- What you have to do -
Output all the entries word for word. Omit the pictures.
— START Provided records —
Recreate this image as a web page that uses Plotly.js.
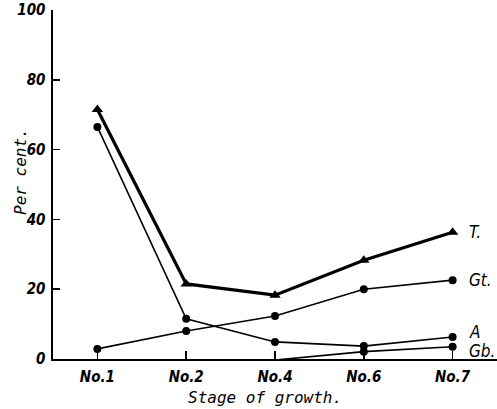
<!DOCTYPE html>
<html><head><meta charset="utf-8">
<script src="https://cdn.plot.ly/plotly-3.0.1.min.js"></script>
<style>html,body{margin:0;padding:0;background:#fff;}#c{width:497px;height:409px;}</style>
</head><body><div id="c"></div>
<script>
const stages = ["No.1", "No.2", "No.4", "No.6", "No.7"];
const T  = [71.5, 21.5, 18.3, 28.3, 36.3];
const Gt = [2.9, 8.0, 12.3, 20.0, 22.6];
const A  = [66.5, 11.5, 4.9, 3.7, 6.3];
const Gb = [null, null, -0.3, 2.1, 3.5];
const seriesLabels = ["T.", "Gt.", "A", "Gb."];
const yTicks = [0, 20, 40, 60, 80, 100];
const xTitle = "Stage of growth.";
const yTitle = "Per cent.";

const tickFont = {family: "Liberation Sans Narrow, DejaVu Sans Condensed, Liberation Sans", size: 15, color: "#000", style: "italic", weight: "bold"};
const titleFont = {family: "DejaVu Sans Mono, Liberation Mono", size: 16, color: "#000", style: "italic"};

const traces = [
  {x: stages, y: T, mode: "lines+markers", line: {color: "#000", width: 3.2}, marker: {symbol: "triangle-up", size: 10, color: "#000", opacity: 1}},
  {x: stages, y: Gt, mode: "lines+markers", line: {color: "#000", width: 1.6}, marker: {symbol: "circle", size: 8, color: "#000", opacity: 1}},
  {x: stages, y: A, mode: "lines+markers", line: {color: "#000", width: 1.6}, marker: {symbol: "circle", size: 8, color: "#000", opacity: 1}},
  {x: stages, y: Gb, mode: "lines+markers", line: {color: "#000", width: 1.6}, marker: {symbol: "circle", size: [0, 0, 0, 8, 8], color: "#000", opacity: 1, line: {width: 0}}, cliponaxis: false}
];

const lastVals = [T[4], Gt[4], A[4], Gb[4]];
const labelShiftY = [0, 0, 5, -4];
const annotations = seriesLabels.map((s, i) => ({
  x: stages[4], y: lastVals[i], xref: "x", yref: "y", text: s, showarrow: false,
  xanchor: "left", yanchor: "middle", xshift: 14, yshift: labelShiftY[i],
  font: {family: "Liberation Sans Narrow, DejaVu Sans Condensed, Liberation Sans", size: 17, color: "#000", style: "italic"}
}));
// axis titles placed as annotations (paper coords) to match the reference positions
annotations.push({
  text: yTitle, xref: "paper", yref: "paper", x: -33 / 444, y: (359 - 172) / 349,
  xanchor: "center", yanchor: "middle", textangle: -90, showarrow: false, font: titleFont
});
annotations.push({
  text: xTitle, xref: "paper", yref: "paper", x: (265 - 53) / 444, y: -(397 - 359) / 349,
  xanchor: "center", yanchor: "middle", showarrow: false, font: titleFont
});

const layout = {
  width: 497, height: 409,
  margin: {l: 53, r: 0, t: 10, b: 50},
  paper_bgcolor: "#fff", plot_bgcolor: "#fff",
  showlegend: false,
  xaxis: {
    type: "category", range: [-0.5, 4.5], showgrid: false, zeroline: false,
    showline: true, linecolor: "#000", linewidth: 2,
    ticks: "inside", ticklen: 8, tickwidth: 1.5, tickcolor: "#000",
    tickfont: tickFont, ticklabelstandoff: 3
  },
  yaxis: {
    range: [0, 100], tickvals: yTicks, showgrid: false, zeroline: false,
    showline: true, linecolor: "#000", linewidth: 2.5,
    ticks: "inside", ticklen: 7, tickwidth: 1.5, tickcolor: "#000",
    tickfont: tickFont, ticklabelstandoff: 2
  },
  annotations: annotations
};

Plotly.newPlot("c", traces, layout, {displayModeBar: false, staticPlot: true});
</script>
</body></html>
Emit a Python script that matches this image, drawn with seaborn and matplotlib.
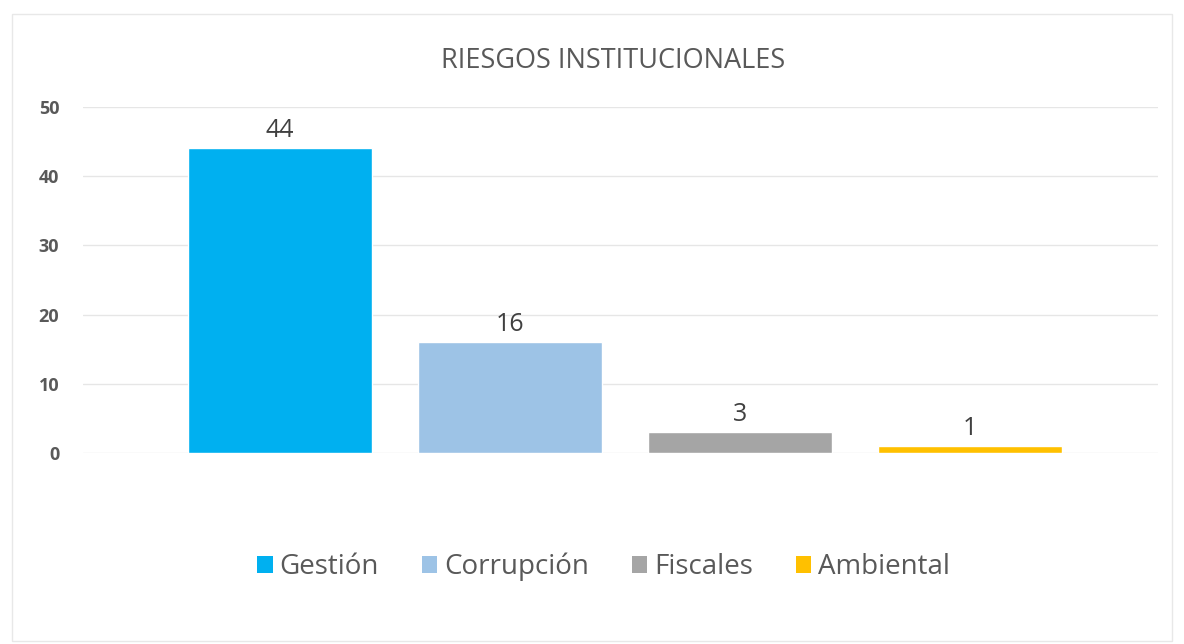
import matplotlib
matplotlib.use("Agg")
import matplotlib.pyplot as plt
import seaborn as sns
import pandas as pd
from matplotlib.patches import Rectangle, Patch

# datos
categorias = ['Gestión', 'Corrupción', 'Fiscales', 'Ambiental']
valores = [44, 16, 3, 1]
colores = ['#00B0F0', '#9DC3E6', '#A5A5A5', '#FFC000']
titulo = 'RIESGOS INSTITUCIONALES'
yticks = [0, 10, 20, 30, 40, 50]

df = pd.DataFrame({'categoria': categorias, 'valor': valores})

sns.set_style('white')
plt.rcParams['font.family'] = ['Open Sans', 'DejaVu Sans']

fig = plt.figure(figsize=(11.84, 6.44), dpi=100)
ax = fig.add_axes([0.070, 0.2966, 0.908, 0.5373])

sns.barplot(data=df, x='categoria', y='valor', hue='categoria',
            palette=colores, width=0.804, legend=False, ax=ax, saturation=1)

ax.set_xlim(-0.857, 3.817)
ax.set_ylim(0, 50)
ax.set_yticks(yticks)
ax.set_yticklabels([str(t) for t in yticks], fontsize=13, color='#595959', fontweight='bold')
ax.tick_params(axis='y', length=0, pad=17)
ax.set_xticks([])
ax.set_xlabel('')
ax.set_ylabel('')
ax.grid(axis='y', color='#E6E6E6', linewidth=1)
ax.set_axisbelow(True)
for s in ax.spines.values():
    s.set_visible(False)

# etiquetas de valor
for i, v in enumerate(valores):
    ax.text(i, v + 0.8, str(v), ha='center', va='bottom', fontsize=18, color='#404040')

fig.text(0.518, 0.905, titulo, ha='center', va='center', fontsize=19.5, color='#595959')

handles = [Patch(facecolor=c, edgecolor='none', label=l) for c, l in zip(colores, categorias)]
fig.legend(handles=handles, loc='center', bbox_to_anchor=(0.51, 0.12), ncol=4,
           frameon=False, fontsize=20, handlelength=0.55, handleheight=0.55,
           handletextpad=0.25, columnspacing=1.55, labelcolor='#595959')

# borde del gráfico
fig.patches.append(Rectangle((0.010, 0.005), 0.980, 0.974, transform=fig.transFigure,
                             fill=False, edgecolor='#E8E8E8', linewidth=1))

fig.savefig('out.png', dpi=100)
— END Provided records —
- Response -
Recreate this image as a web page that uses Plotly.js.
<!DOCTYPE html>
<html><head><meta charset="utf-8">
<script src="https://cdn.plot.ly/plotly-3.0.1.min.js"></script>
<style>html,body{margin:0;padding:0;background:#fff;}#c{width:497px;height:409px;}</style>
</head><body><div id="c"></div>
<script>
const stages = ["No.1", "No.2", "No.4", "No.6", "No.7"];
const T  = [71.5, 21.5, 18.3, 28.3, 36.3];
const Gt = [2.9, 8.0, 12.3, 20.0, 22.6];
const A  = [66.5, 11.5, 4.9, 3.7, 6.3];
const Gb = [null, null, -0.3, 2.1, 3.5];
const seriesLabels = ["T.", "Gt.", "A", "Gb."];
const yTicks = [0, 20, 40, 60, 80, 100];
const xTitle = "Stage of growth.";
const yTitle = "Per cent.";

const tickFont = {family: "Liberation Sans Narrow, DejaVu Sans Condensed, Liberation Sans", size: 15, color: "#000", style: "italic", weight: "bold"};
const titleFont = {family: "DejaVu Sans Mono, Liberation Mono", size: 16, color: "#000", style: "italic"};

const traces = [
  {x: stages, y: T, mode: "lines+markers", line: {color: "#000", width: 3.2}, marker: {symbol: "triangle-up", size: 10, color: "#000", opacity: 1}},
  {x: stages, y: Gt, mode: "lines+markers", line: {color: "#000", width: 1.6}, marker: {symbol: "circle", size: 8, color: "#000", opacity: 1}},
  {x: stages, y: A, mode: "lines+markers", line: {color: "#000", width: 1.6}, marker: {symbol: "circle", size: 8, color: "#000", opacity: 1}},
  {x: stages, y: Gb, mode: "lines+markers", line: {color: "#000", width: 1.6}, marker: {symbol: "circle", size: [0, 0, 0, 8, 8], color: "#000", opacity: 1, line: {width: 0}}, cliponaxis: false}
];

const lastVals = [T[4], Gt[4], A[4], Gb[4]];
const labelShiftY = [0, 0, 5, -4];
const annotations = seriesLabels.map((s, i) => ({
  x: stages[4], y: lastVals[i], xref: "x", yref: "y", text: s, showarrow: false,
  xanchor: "left", yanchor: "middle", xshift: 14, yshift: labelShiftY[i],
  font: {family: "Liberation Sans Narrow, DejaVu Sans Condensed, Liberation Sans", size: 17, color: "#000", style: "italic"}
}));
// axis titles placed as annotations (paper coords) to match the reference positions
annotations.push({
  text: yTitle, xref: "paper", yref: "paper", x: -33 / 444, y: (359 - 172) / 349,
  xanchor: "center", yanchor: "middle", textangle: -90, showarrow: false, font: titleFont
});
annotations.push({
  text: xTitle, xref: "paper", yref: "paper", x: (265 - 53) / 444, y: -(397 - 359) / 349,
  xanchor: "center", yanchor: "middle", showarrow: false, font: titleFont
});

const layout = {
  width: 497, height: 409,
  margin: {l: 53, r: 0, t: 10, b: 50},
  paper_bgcolor: "#fff", plot_bgcolor: "#fff",
  showlegend: false,
  xaxis: {
    type: "category", range: [-0.5, 4.5], showgrid: false, zeroline: false,
    showline: true, linecolor: "#000", linewidth: 2,
    ticks: "inside", ticklen: 8, tickwidth: 1.5, tickcolor: "#000",
    tickfont: tickFont, ticklabelstandoff: 3
  },
  yaxis: {
    range: [0, 100], tickvals: yTicks, showgrid: false, zeroline: false,
    showline: true, linecolor: "#000", linewidth: 2.5,
    ticks: "inside", ticklen: 7, tickwidth: 1.5, tickcolor: "#000",
    tickfont: tickFont, ticklabelstandoff: 2
  },
  annotations: annotations
};

Plotly.newPlot("c", traces, layout, {displayModeBar: false, staticPlot: true});
</script>
</body></html>
Emit a Python script that matches this image, drawn with seaborn and matplotlib.
import matplotlib
matplotlib.use("Agg")
import matplotlib.pyplot as plt
import seaborn as sns
import pandas as pd
from matplotlib.patches import Rectangle, Patch

# datos
categorias = ['Gestión', 'Corrupción', 'Fiscales', 'Ambiental']
valores = [44, 16, 3, 1]
colores = ['#00B0F0', '#9DC3E6', '#A5A5A5', '#FFC000']
titulo = 'RIESGOS INSTITUCIONALES'
yticks = [0, 10, 20, 30, 40, 50]

df = pd.DataFrame({'categoria': categorias, 'valor': valores})

sns.set_style('white')
plt.rcParams['font.family'] = ['Open Sans', 'DejaVu Sans']

fig = plt.figure(figsize=(11.84, 6.44), dpi=100)
ax = fig.add_axes([0.070, 0.2966, 0.908, 0.5373])

sns.barplot(data=df, x='categoria', y='valor', hue='categoria',
            palette=colores, width=0.804, legend=False, ax=ax, saturation=1)

ax.set_xlim(-0.857, 3.817)
ax.set_ylim(0, 50)
ax.set_yticks(yticks)
ax.set_yticklabels([str(t) for t in yticks], fontsize=13, color='#595959', fontweight='bold')
ax.tick_params(axis='y', length=0, pad=17)
ax.set_xticks([])
ax.set_xlabel('')
ax.set_ylabel('')
ax.grid(axis='y', color='#E6E6E6', linewidth=1)
ax.set_axisbelow(True)
for s in ax.spines.values():
    s.set_visible(False)

# etiquetas de valor
for i, v in enumerate(valores):
    ax.text(i, v + 0.8, str(v), ha='center', va='bottom', fontsize=18, color='#404040')

fig.text(0.518, 0.905, titulo, ha='center', va='center', fontsize=19.5, color='#595959')

handles = [Patch(facecolor=c, edgecolor='none', label=l) for c, l in zip(colores, categorias)]
fig.legend(handles=handles, loc='center', bbox_to_anchor=(0.51, 0.12), ncol=4,
           frameon=False, fontsize=20, handlelength=0.55, handleheight=0.55,
           handletextpad=0.25, columnspacing=1.55, labelcolor='#595959')

# borde del gráfico
fig.patches.append(Rectangle((0.010, 0.005), 0.980, 0.974, transform=fig.transFigure,
                             fill=False, edgecolor='#E8E8E8', linewidth=1))

fig.savefig('out.png', dpi=100)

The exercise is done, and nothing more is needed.